Tóibín novel wins Costa fiction prize


Colm Tóibín’s critically acclaimed novel Brooklyn has won this year’s Costa prize for fiction.

The Wexford-born writer’s sixth novel, which centres on the experience of an Irish emigrant in 1950s New York, defeated a strong shortlist that included last year’s Booker winner, Wolf Hall by Hilary Mantel.

The Costa Book Awards recognise the most enjoyable books by writers based in the UK and Ireland in five categories: novel, first novel, biography, poetry and children’s book.

This year's five successful authors, selected for 592 entries, now go forward to compete for the 2010 Costa Book of the Year prize, which will be announced on January 26th in London.

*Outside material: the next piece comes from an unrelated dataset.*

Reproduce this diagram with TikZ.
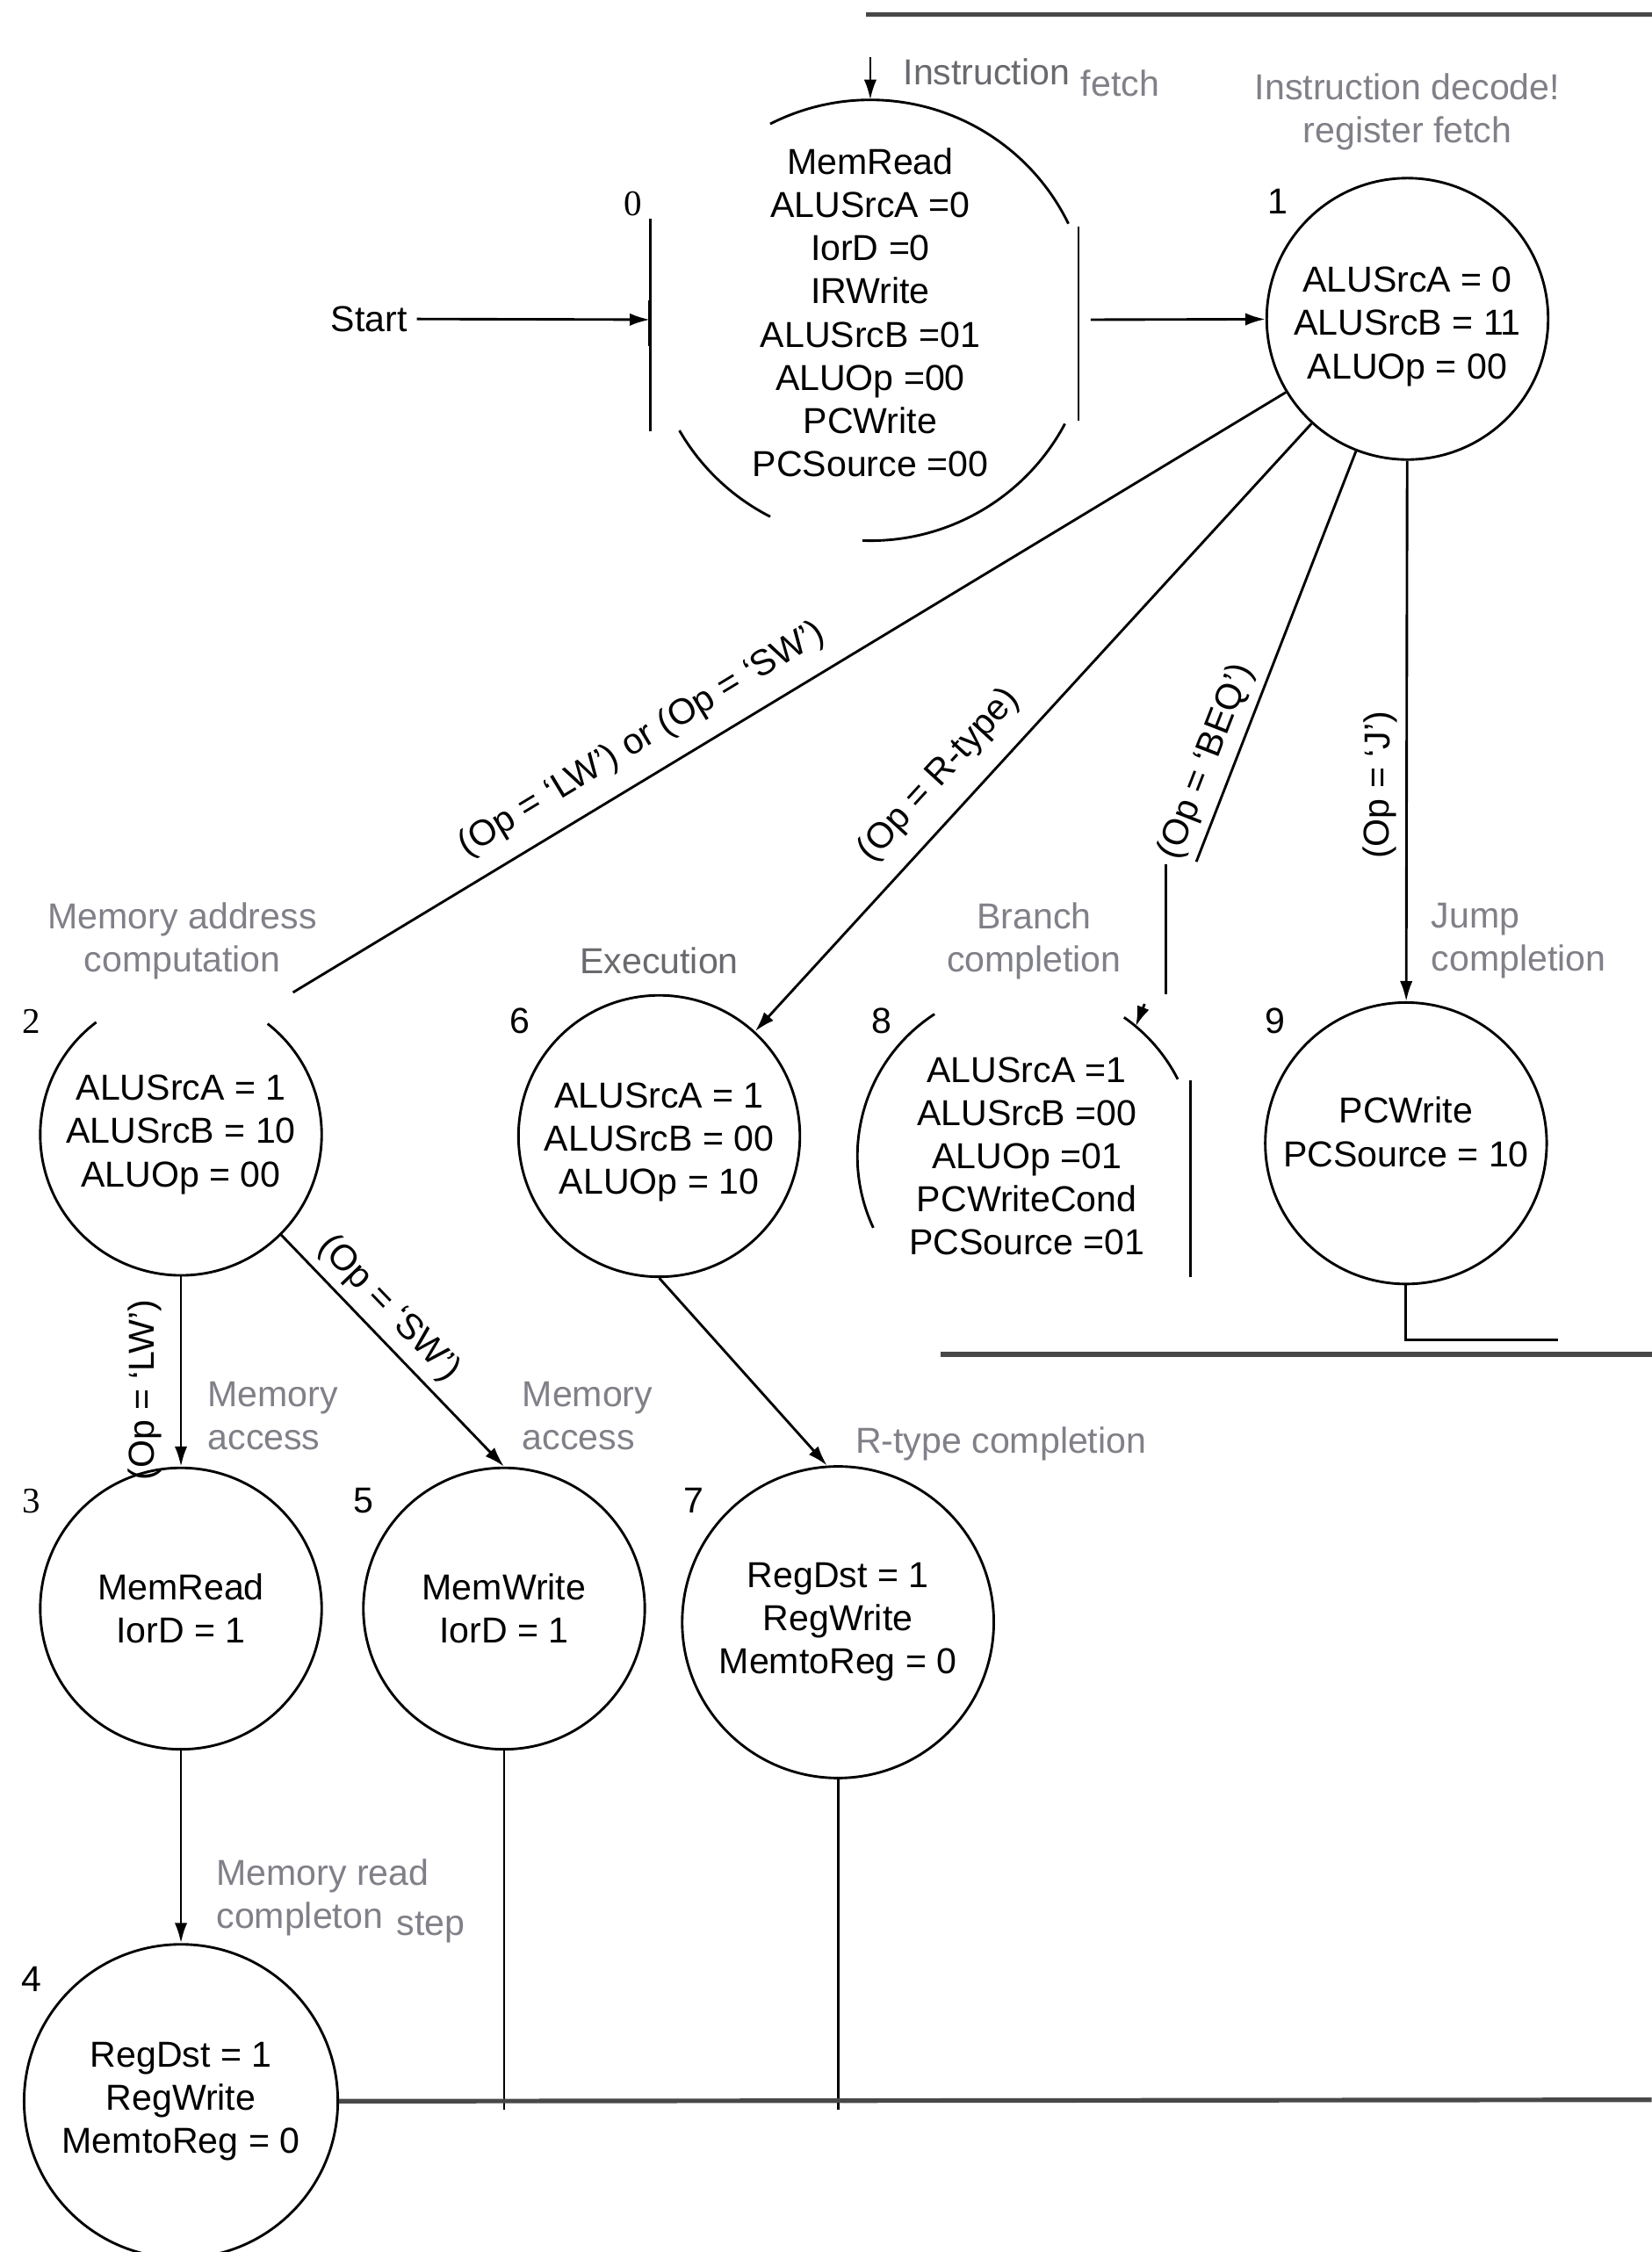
\documentclass[tikz,border=0pt]{standalone}
\usepackage{fontspec}
\setmainfont{Liberation Sans}
\newfontfamily\numserif{Liberation Serif}
\usetikzlibrary{arrows.meta,positioning}
\definecolor{labgray}{RGB}{128,128,136}
\definecolor{darkgray}{RGB}{105,105,110}
\definecolor{retgray}{RGB}{72,72,72}

\begin{document}
\begin{tikzpicture}[x=0.02cm,y=-0.02cm,font=\fontsize{14.3}{17.1}\selectfont,line width=1pt,
  state/.style={circle,draw,inner sep=0pt,minimum size=3.92cm,align=center},
  patched/.style={circle,inner sep=0pt,outer sep=0pt,align=center},
  stepnote/.style={text=labgray,align=center},
  cond/.style={sloped,above},
  arr/.style={-{Latex[length=8pt,width=5pt]}},
  rarr/.style={{Latex[length=8pt,width=5pt]}-},
  retline/.style={draw=retgray,line width=1.8pt}]
\useasboundingbox[fill=white] (0,0) rectangle (1150,1568);

% states
\node[patched,minimum size=6.14cm,text depth=0.22cm] (s0) at (606,223)
 {MemRead\\ALUSrcA =0\\IorD =0\\IRWrite\\ALUSrcB =01\\ALUOp =00\\PCWrite\\PCSource =00};
\node[state,text height=1.77cm] (s1) at (980,222) {ALUSrcA = 0\\ALUSrcB = 11\\ALUOp = 00};
\node[patched,minimum size=3.92cm] (s2) at (126,790) {ALUSrcA = 1\\ALUSrcB = 10\\ALUOp = 00};
\node[state,text height=1.73cm] (s6) at (459,791) {ALUSrcA = 1\\ALUSrcB = 00\\ALUOp = 10};
\node[patched,minimum size=4.72cm] (s8) at (715,805)
 {ALUSrcA =1\\ALUSrcB =00\\ALUOp =01\\PCWriteCond\\PCSource =01};
\node[state,text depth=0.32cm] (s9) at (979,796) {PCWrite\\PCSource = 10};
\node[state] (s3) at (126,1120) {MemRead\\IorD = 1};
\node[state] (s5) at (351,1120) {MemWrite\\IorD = 1};
\node[state,minimum size=4.34cm] (s7) at (583.5,1129.5) {RegDst = 1\\RegWrite\\MemtoReg = 0};
\node[state,minimum size=4.37cm] (s4) at (126,1463) {RegDst = 1\\RegWrite\\MemtoReg = 0};

% cut circles
\draw (s0.26) arc[start angle=26,end angle=117,radius=3.07cm];
\draw (s0.210) arc[start angle=210,end angle=243,radius=3.07cm];
\draw (s0.-92) arc[start angle=-92,end angle=-28,radius=3.07cm];
\draw (453,152) -- (453,300);
\draw (751,158) -- (751,293);
\draw (452,209) -- (452,241);
\draw (s2.127) arc[start angle=127,end angle=412,radius=1.96cm];
\draw (s8.123) arc[start angle=123,end angle=205,radius=2.36cm];
\draw (s8.27) arc[start angle=27,end angle=55,radius=2.36cm];
\draw (829,752) -- (829,889);

% state numbers
\node (n0) at (441,142) {\numserif 0};
\node (n1) at (890,140) {1};
\node (n2) at (22,711) {\numserif 2};
\node (n3) at (22,1045) {\numserif 3};
\node (n4) at (22,1378) {4};
\node (n5) at (253,1045) {5};
\node (n6) at (362,711) {6};
\node (n7) at (483,1045) {7};
\node (n8) at (614,711) {8};
\node (n9) at (888,711) {9};

% step names
\node[stepnote,text=darkgray] (l0a) at (687,50) {Instruction};
\node[stepnote] (l0b) at (780,58) {fetch};
\node[stepnote] (l1) at (980,78) {Instruction decode!\\register fetch};
\node[stepnote] (l2) at (127,655) {Memory address\\computation};
\node[stepnote,text=darkgray] (l6) at (459,669) {Execution};
\node[stepnote] (l8) at (720,655) {Branch\\completion};
\node[stepnote,align=left,anchor=west] (l9) at (990,655) {Jump\\completion};
\node[stepnote,align=left,anchor=west] (l3) at (138,986) {Memory\\access};
\node[stepnote,align=left,anchor=west] (l5) at (357,986) {Memory\\access};
\node[stepnote] (l7) at (697,1005) {R-type completion};
\node[stepnote,align=left,anchor=west] (l4) at (144,1321) {Memory read\\completon};
\node[stepnote] (l4b) at (300,1342) {step};

% transitions
\node (start) at (257,222) {Start};
\coordinate (in0) at (606,40);
\coordinate (c2) at (204,691);
\coordinate (c8) at (833,600);
\coordinate (b8) at (797,699);
\draw[arr] (start) -- (s0);
\draw[arr] (in0) -- (s0.north);
\draw[arr] (s0) -- (s1);
\draw (c2) -- node[cond,pos=0.37,inner sep=7pt] {(Op = ‘LW’) or (Op = ‘SW’)} (s1);
\draw[rarr] (s6) -- node[cond,pos=0.38,inner sep=7.5pt] {(Op = R-type)} (s1);
\draw (c8) -- node[cond,pos=0.22] {(Op = ‘BEQ’)} (s1);
\draw (812,602) -- (812,692);
\draw[arr] (b8) -- (s8.50);
\draw[rarr] (s9) -- node[cond,pos=0.4] {(Op = ‘J’)} (s1);
\draw[rarr] (s3) -- node[cond,pos=0.4,inner sep=7pt] {(Op = ‘LW’)} (s2);
\draw[arr] (s2.-45) -- node[cond,pos=0.4] {(Op = ‘SW’)} (s5.north);
\draw[arr] (s6.south) -- (s7.94);
\draw[arr] (s3) -- (s4);

% back to fetch
\draw (s5.south) -- ++(0,250);
\draw (s7.south) -- ++(0,230);
\draw (s9.south) -- ++(0,38) -- ++(106,0);
\draw[retline] (s4.east) -- (1150,1462);
\draw[retline] (655,943) -- (1150,943);
\draw[retline] (603,10) -- (1150,10);
\end{tikzpicture}
\end{document}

The winner in each category receives £5,000 (€5,500), while the overall winner receives a further £25,000.

Former scooter salesman Raphael Selbourne won the best first novel award for his book Beauty, beating Irish author Peter Murphy’s debut John the Revelator.

First-time biographer Graham Farmelo collected the Costa Biography Award for his book, The Strangest Man: The Hidden Life of Paul Dirac, Quantum Genius.

Poet Christopher Reid claimed the poetry award for his collection A Scattering, a tribute to his wife following her death in 2005.

Patrick Ness won the best children's book award for The Ask and the Answer - Book Two of his Chaos Walking trilogy.

The Arts Council congratulated Mr Tóibín, a council member, on winning his award.

Following the announcement, Pat Moylan, chairman of the Arts Council, said: “Brooklyn is a moving and skillfully crafted novel. Colm Tóibín pulls the reader into a world of submerged and unspoken emotion though brilliant and graceful command of language, voice and point of view.

"In this deceptively quiet and remarkably poignant novel, Colm’s prose is expertly composed and his characters adeptly drawn. A writer wholly committed to his art, it is a great pleasure to see Colm win this award."

Since the introduction of the overall book of the year award in 1985, it has been won nine times by a novel, four times by a first novel, five times by a biography, five times by a collection of poetry and once by a children's book.

Last year’s overall prize went to Irish author Sebastian Barry for his novel The Secret Scripture.

The awards were established in 1971 by Whitbread, but coffee-shop chain Costa took over the sponsorship of the prize in 2006.

"Our final judges will have a tough time selecting just one from these five for the title of Costa Book of the Year," said Costa managing director John Derkach, "but it makes for a very exciting awards ceremony later this month".